TodaysVerse.net
A Song of degrees of David. Behold, how good and how pleasant it is for brethren to dwell together in unity!
King James Version

Meaning

This is one of fifteen 'Songs of Ascents' — psalms that Jewish pilgrims sang together as they traveled uphill toward Jerusalem for major religious festivals like Passover. The journey to Jerusalem was literally uphill, and these songs were the soundtrack of the road. David, who is credited with writing this psalm, was the king who eventually united twelve historically fractious tribes of Israel into one nation after years of brutal civil war and division. When he writes about brothers living in unity, he is not speaking from a comfortable distance. He had witnessed firsthand what division costs. The short exclamation that opens this psalm is not a command — it's a moment of genuine wonder.

Prayer

God, you made us for each other, not just for you in isolation. Forgive me for the times I have chosen being right over being reconciled. Make me someone who builds unity — not because it comes naturally, but because I have seen what it looks like when your people actually live it together. Amen.

Reflection

There's something quietly stunning about this verse if you slow down enough to notice it. David doesn't say 'how expected' or 'how normal it is' when God's people live together in unity. He says 'how good' — as if he's genuinely a little surprised. As if unity, even among people who share the same God, the same story, and the same destination, is not the default setting but something worth stopping on the road to remark upon.
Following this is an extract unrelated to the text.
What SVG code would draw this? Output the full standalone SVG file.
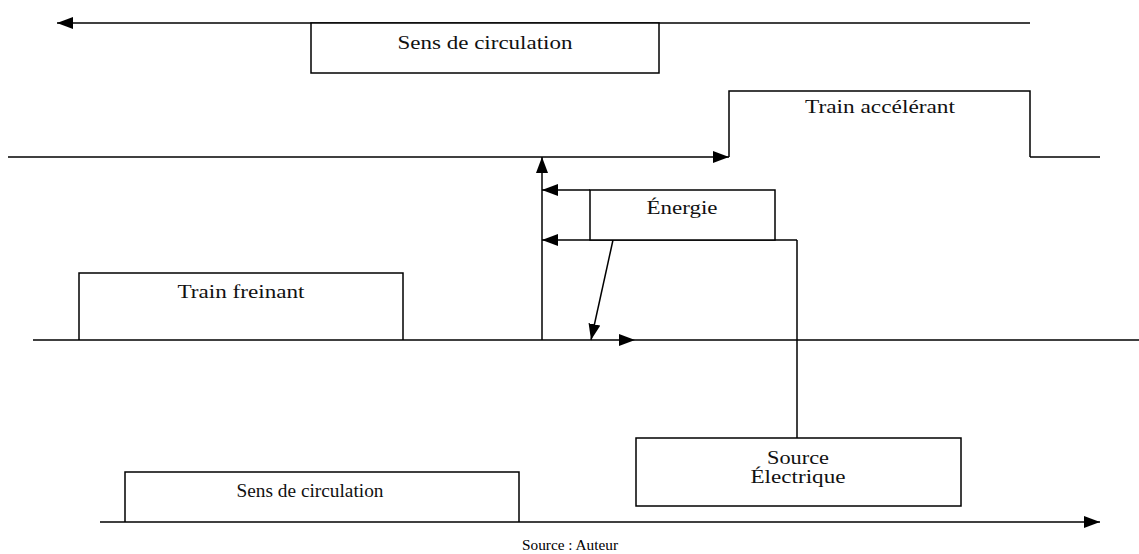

And David had earned the right to be surprised. He had watched his kingdom tear itself apart. He knew what it cost to bring fractured, proud, wounded people back into the same room. Christian communities are sometimes famous — or infamous — for splintering over things that would astonish the watching world. Worship style preferences. Small disagreements that calcified into large grudges. Old wounds kept carefully alive for years. You've probably felt that exhaustion yourself — the weight of conflict in the very place that should feel most like home. This psalm doesn't offer you a technique for manufacturing unity. It just tells you what it looks like when it's real: good. Worth noticing. Worth the cost of pursuing. The question isn't whether you believe unity matters. It's whether you are willing to be the one who takes the first costly, unreciprocated step toward it.

Discussion Questions

1

Knowing that David wrote this after years of civil war and national division, how does that backstory change the emotional weight of what is otherwise a very short, simple exclamation?

2

Think of a specific time when you experienced genuine unity within a group of believers or a family. What made it possible, and what did it feel like to be inside it?

3

What are the things that most reliably fracture unity in Christian communities — and how much of the conflict you have witnessed has been about genuinely important convictions versus personal preference, wounded pride, or the need to be right?

4

Is there a broken relationship in your faith community or your family where you have been waiting for the other person to move first? What would it actually cost you to go first instead?

5

What is one specific, practical thing you could do this week to build or repair unity with someone you are in real tension with right now?